Thursday, April 24, 2014

Wrapper!

At last night's Austin Homegrown API meetup, I saw Jeff Brateman of PayPal speak on PayPal's SDK (Software Development Kit) offerings for its API (Application Programming Interface). It has one for iOS, one for Android, and one for Windows. The iOS one for example allows one to make purchases via PayPal at an iOS app which is sort of exotic as there is little otherwise available in the way of ecommerce in apps listed at Apple's App Store. In each environment everything you could do with an SDK you could just do by interacting directly with the API as all a PayPal SDK does is give you a blob of Java or Objective-C or whatever to wrap API calls and make them less painful to use. That said, Jeff asserted that more developers were using the SDKs than were directly interfacing with the API. There are a couple of reasons for this.

  1. First is the DRY principal. Don't repeat yourself. SDKs wrapping APIs may minimize spaghetti.
  2. Many developers desire to work with an API without knowing the whole of the domain. Why can't it just be easy? Maybe it can be if you just talk into an SDK, let it talk to the API, let the API talk back to the SDK, and then get stuff back from what the SDK itself gleams from the outside.
  3. OAuth2 is used for authorization (are you who you say you are?) and authentication (are you supposed to be doing that?) and OAuth2 is a little bit painful to use outside of an SDK. If you write your own implementation against an OAuth2 API you will spend your first day just dealing with OAuth2. With OAuth2 you have a secret, or, if you do not have a secret, you are a "public client" and OAuth2 has approval and consent do-you-want-to-opt-in stuff baked into it. An SDK that uses OAuth2 makes it easy to fish for consent from a user without you having to figure out how to do it yourself.

card.io was brought up as a technology which PayPal bought. It allows you to take a photo of a credit card with a smartphone and have that act work in lieu of swiping a card in another scenario. The numbers in the photo are interpreted and the card is processed, all without adding new technology onto the devices we all already have. Another interesting aside: What keeps a credit card processor in business will boil down to its ability to prevent fraud and abuse while also not shutting out legitimate transactions.

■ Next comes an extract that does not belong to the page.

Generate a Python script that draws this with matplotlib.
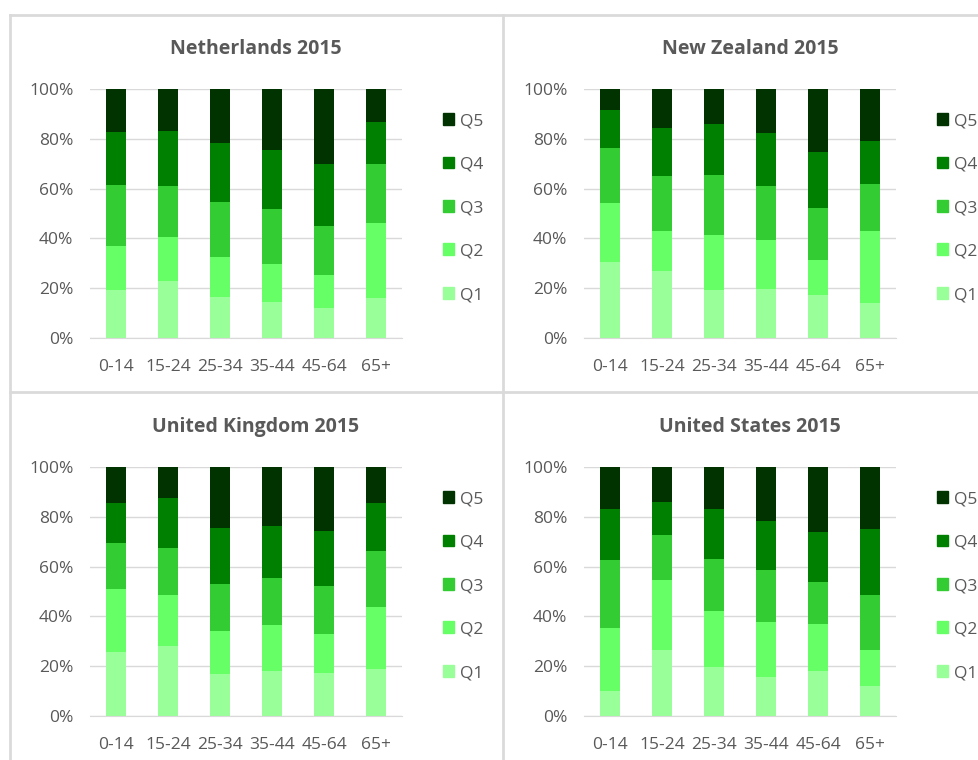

This is not trivial and doing it well is so tough that it is tough for one to establish oneself in this space. A story was told of how PayPal once blanket blocked transactions in a stream of transactions if all of the transactions appeared to come from the same IP address. In the name of blocking sinister traffic, they would act (after a few transactions made it through and they "saw the pattern") to just turn off access. Makes sense right? This backfired when, at a convention, many different parties legitimately tried to hit the API from the same wireless network at the convention's locale. I think this all happened for a presentation that gave a demo of the API. Embarrassing! To better deal with this sort of thing one has to consider geopositioning and triangulation. That has to come into the mix to make judgment calls on the legitimacy of traffic flooding in from a single IP address. This stuff isn't easy. PayPal does it well. They've learned and grown from tough mistakes (well, at least one), but don't think that any company can do what they do. Anyways, let me get back on topic. Tips for a good API-wrapping SDK included:

  1. Try to make something future proof which means try to make something that can be given new features and functionality without it feeling like add-ons were obviously unplanned and originally oversights. Ideally, new features should be downwards compatible.
  2. Small footprints are preferred. A forty megabyte SDK? Not so much. That could be bigger than the rest of one's application in some cases. Some users will want to keep it thin and you should empower them to do so.
  3. Minimize external dependencies as much as possible. People just want to use SDKs and not stress. Instead of worrying about how to light a candle, whether it will blow out, and if it will start a fire, wouldn't you rather just be handed a flashlight?

Addendum 4/26/2014: authorization is "are you supposed to be doing that?" and authentication is "are you who you say you are?" not the other way around.